Kering’s Francois-Henri Pinault led the fashion pack, finishing third on the list, with his fellow Frenchman Bernard Arnault of LVMH Moët Hennessy Louis Vuitton was next in line among the fashion crowd at 10th. Like many of this year’s finalists, the two European luxury houses share a competitive spirit. Pinault finished fourth last year and Arnault was third.

This year’s field was at an advantage since last year’s number-one performer — Inditex’s Pablo Isla — switches roles from chief executive officer to chairman, a move that knocked him out-of-the-running for this year’s list. Indicative of the focus on “objective performance measures over a ceo’s entire tenure,” 65 of this year’s Top 100 were also on last year’s list.

For the past four years, the rankings have been tallied based on financial performances as well as environmental, social and governance ratings. One change in the criteria involved increasing the ESG scores of each ceo to 30 percent from 20 percent. As purposefulness gains ground with business leaders, so too must the list’s criteria. Upping the ESG factor meant that Amazon’s ceo Jeff Bezos didn’t rank in this year’s list, despite having been 68th on last year’s list. Amazon’s ESG scores were lacking due to risks created by working conditions, employment policies, data security and antitrust issues, according to analysis by Sustainalytics, one of the two ESG data firms that helped HBR cull the findings.

L’Oréal’s Jean-Paul Agon finished 19th, and he was followed by Nike’s Mark Parker at 20th. (Nike announced Tuesday that Parker will become executive chairman, and John Donahue 2nd, an executive board member, will become president and ceo on Jan. 13.) Givaudan’s Gilles Andrier ranked 30th and another beauty leader, Fabrizio Freda of The Estee Lauder Cos. Inc,, locked in the 39th position. One of the early believers in the ath-leisure trend, Glenn Chamandy, who joined Gildan Activewear in 2004, ranked 49th; Shisheido’s Masahiko Uotani secured the 52nd slot, and another well-established Japanese c-suite-er, Fast Retailing’s Tadashi Yanai, finished 54th. The Uniqlo creator is also the second most seasoned executive on the Top 100 list, having started the company in 1984. Ninety-sixth-ranked SoftBank’s Masayoshi Son was first for seniority, having started at the Japanese company n 1981. Tencent’s Ma Huateng was 63rd (right below Apple’s Tim Cook at 62). Simon Property’s David Simon ranked 67th and another retail-minded finisher was Next’s Simon Wolfson at 78th.

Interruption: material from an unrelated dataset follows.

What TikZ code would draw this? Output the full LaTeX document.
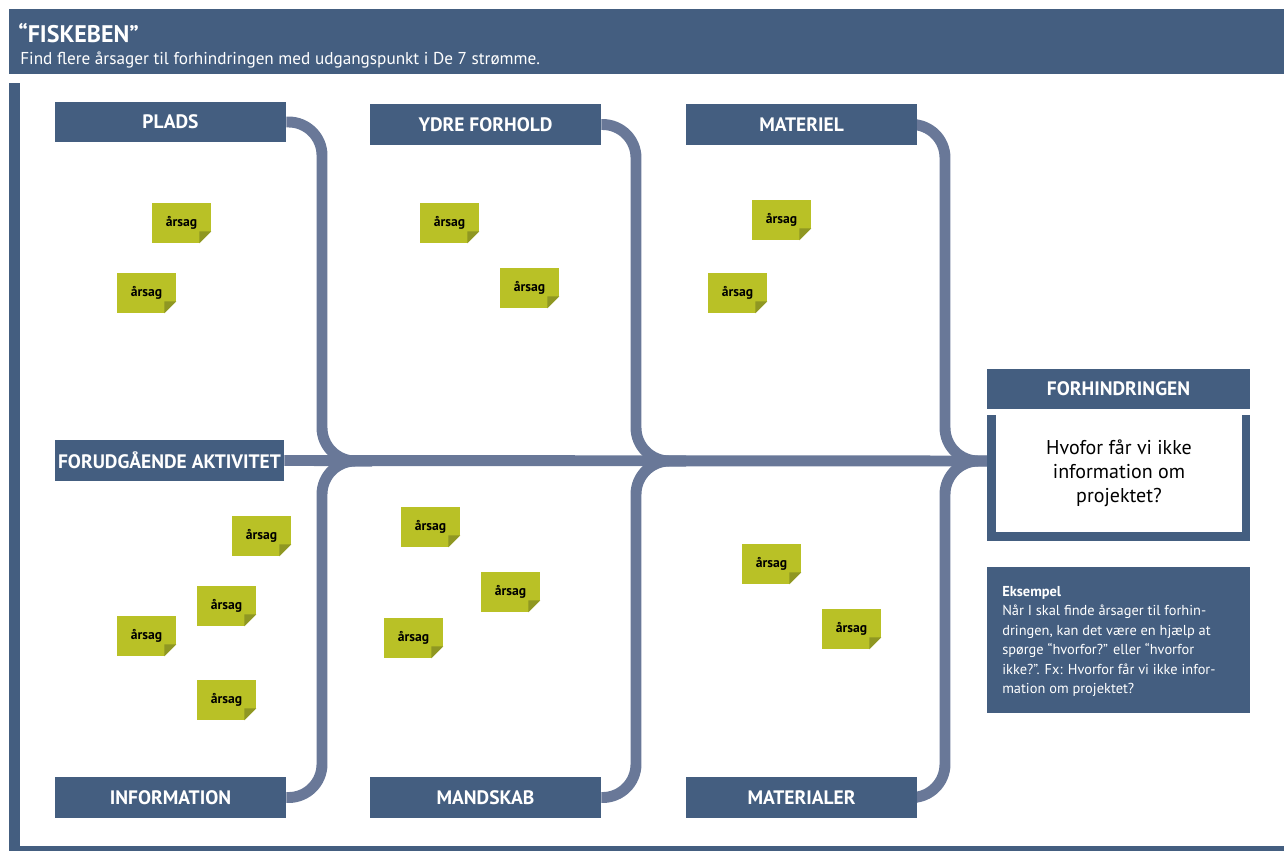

One area that is lacking is the representation of female executives. Of the 876 companies whose ceo’s were eligible for the list only 34 — or 4 percent — were women, according to a HBR spokeswoman. Wolters Kluwer’s Nancy McKinstry at 16; Advanced Micro Devices Lisa Su at 26; Ventas’ Debra Cafaro at 29, and Lockheed Martin’s Marillyn Hewson at 37 made the cut — one more than last year’s total of three female executives.